At a public meeting called ‘Defying the Recession’ and hosted by the Green Party, Colin Hines, Director of Finance for the Future and co-author of the report The Green New Deal will explain how this environmental update of Roosevelt’s New Deal offers joined-up policies to solve the triple crunch of the credit crisis, climate change, and diminishing oil supplies.
Martin Whiteside, parliamentary candidate for Stroud, will make the links between the national plans for green investment and local businesses. Martin said:
‘The Green New Deal is an exciting opportunity for us to invest in the businesses that will create a sustainable green economy. Government has recognized the need to invest to prevent massive increases in unemployment, but it is vital that this investment is spent strategically to bring about a green industrial revolution. Stroud already has a thriving green economy and we need to ensure that government money is directed towards increasing skills and employment in this sector.’
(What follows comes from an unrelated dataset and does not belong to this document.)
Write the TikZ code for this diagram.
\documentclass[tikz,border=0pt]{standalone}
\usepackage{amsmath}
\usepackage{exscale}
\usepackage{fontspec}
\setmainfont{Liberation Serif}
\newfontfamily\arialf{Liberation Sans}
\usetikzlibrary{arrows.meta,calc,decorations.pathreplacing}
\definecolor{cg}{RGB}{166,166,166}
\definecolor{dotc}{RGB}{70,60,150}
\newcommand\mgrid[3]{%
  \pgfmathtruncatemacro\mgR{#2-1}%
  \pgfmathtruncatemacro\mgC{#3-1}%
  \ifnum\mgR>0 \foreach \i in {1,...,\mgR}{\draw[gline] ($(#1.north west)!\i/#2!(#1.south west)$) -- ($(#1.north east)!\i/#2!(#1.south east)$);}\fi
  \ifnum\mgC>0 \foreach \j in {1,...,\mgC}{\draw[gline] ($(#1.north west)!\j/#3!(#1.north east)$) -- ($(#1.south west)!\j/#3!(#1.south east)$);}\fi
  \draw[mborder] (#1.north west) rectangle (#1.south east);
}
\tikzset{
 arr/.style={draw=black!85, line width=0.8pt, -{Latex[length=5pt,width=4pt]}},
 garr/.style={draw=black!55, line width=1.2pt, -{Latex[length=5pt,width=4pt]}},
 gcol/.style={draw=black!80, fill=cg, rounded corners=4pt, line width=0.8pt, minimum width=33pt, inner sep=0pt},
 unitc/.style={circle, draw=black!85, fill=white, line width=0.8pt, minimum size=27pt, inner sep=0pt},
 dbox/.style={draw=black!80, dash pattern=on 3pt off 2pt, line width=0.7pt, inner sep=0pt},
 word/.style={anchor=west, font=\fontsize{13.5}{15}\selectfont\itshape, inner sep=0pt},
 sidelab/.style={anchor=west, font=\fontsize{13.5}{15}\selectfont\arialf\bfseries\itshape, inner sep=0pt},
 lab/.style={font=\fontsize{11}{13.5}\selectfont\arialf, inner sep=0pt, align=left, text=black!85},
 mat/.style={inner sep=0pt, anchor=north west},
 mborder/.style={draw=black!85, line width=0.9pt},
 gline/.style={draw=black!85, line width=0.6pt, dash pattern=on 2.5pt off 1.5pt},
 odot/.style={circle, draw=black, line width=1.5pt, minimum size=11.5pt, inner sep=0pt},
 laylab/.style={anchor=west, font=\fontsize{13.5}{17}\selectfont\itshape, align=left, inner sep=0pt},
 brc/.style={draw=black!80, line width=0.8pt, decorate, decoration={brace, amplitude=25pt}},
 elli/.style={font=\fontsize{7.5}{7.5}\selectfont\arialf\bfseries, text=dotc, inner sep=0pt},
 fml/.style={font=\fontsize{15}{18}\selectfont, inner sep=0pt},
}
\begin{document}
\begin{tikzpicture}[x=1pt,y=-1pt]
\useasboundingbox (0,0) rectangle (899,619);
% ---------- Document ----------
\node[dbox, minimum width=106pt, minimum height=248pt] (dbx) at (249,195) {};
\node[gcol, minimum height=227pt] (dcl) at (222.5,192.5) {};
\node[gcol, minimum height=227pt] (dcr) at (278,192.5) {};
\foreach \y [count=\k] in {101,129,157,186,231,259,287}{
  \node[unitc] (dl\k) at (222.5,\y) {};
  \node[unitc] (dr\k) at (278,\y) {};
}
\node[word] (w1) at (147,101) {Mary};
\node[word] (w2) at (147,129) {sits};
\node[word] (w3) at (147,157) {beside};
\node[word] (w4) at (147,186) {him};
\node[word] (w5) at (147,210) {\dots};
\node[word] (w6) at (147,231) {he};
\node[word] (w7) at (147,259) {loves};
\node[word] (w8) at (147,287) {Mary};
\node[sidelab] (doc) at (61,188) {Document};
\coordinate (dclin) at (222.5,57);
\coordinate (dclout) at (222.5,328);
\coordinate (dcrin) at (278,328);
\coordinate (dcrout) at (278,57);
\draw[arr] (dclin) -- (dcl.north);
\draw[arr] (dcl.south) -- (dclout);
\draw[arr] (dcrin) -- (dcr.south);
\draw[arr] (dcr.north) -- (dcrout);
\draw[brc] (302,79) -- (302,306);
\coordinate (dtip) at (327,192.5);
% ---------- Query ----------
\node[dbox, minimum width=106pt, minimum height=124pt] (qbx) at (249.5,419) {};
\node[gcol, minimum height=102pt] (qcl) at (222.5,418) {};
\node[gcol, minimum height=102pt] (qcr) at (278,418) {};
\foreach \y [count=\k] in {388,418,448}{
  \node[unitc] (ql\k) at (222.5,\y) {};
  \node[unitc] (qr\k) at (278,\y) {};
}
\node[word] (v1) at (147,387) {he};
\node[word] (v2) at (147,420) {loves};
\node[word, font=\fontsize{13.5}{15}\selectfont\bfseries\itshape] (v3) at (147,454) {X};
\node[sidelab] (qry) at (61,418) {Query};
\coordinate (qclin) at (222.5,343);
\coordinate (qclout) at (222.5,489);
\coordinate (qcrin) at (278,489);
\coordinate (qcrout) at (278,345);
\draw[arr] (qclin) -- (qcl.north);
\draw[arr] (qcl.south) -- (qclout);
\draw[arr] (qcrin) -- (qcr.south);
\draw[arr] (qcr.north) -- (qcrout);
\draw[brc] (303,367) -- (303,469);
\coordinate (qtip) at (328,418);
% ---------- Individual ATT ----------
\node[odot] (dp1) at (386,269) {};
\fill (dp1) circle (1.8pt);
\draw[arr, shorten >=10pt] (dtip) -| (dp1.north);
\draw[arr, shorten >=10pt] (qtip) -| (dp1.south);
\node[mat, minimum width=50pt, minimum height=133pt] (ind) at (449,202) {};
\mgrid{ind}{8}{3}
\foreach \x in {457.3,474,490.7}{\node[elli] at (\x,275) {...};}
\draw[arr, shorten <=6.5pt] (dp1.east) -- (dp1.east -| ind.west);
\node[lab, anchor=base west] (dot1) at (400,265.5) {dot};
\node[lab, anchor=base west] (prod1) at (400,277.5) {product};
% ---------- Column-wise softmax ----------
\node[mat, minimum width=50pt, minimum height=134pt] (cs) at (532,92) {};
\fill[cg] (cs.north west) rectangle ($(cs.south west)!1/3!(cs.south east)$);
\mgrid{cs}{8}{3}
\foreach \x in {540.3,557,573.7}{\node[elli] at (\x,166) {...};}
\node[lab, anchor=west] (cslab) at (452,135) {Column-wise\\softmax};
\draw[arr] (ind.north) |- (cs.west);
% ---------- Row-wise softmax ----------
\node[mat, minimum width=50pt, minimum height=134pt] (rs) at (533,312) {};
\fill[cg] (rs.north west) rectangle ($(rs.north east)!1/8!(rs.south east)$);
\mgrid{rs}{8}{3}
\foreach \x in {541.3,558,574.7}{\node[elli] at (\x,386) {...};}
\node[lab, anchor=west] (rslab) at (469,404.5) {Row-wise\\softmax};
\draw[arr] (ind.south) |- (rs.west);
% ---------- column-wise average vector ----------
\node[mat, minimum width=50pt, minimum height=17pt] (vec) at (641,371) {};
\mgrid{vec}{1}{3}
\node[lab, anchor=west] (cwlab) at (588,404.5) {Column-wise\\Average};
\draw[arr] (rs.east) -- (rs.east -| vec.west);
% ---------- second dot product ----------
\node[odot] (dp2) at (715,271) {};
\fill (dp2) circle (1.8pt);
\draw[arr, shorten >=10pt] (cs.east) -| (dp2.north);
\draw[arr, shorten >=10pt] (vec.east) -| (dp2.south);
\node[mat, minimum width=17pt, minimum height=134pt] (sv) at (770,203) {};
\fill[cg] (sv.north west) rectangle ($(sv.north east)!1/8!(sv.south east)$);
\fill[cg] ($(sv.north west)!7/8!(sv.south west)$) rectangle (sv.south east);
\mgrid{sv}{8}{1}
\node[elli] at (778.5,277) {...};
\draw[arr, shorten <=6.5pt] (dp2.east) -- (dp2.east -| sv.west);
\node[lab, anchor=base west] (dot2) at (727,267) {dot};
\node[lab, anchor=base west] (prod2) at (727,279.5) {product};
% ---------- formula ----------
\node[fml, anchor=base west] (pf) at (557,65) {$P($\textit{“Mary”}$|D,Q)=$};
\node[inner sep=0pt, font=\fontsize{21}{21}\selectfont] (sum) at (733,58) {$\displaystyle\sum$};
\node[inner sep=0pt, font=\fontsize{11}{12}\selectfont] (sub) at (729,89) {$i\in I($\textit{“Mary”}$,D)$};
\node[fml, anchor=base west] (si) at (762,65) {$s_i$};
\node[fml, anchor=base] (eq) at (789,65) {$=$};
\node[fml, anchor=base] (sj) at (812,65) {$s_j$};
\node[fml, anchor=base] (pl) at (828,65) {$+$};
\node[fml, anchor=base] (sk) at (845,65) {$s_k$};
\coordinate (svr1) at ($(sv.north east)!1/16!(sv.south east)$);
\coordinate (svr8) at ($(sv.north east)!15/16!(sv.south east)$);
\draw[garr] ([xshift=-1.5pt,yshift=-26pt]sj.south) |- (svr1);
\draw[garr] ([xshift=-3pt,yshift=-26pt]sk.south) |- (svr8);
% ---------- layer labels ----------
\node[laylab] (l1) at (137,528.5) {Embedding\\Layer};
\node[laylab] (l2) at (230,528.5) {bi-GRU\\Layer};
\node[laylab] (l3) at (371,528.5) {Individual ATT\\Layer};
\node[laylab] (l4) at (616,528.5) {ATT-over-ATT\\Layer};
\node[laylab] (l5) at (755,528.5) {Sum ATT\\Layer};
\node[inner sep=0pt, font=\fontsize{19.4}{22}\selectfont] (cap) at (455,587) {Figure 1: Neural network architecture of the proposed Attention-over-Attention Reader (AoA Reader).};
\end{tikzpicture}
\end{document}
The Green New Deal is a carefully researched response to the credit crunch and wider energy crisis (http://www.neweconomics.org/gen/greennewdealneededforuk210708.aspx). It proposes comprehensive, joined-up action from politicians including:
The creation thousands of new ‘green collar’ jobs as part of a ‘carbon army’;
Reigning in reckless aspects of the financial sector;
Making low-cost capital available to fund the UK’s green economic shift;
Building alliances between environmentalists, industry, agriculture and unions to put the interests of the real economy ahead of footloose finance.
Molly Scott Cato, green economist and economics speaker for the Green Party, who will also be speaking at the meeting said, ‘On Monday the government will announce its fiscal stimulus package to put money back into the economy to counteract the worst effects of the recession, but this should be targeted towards green sectors to ensure a double dividend of jobs and sustainability.’
Simon Pickering from Ecotricity will be on the platform and will discuss the role of electricity generation and supply companies in the low-carbon economy.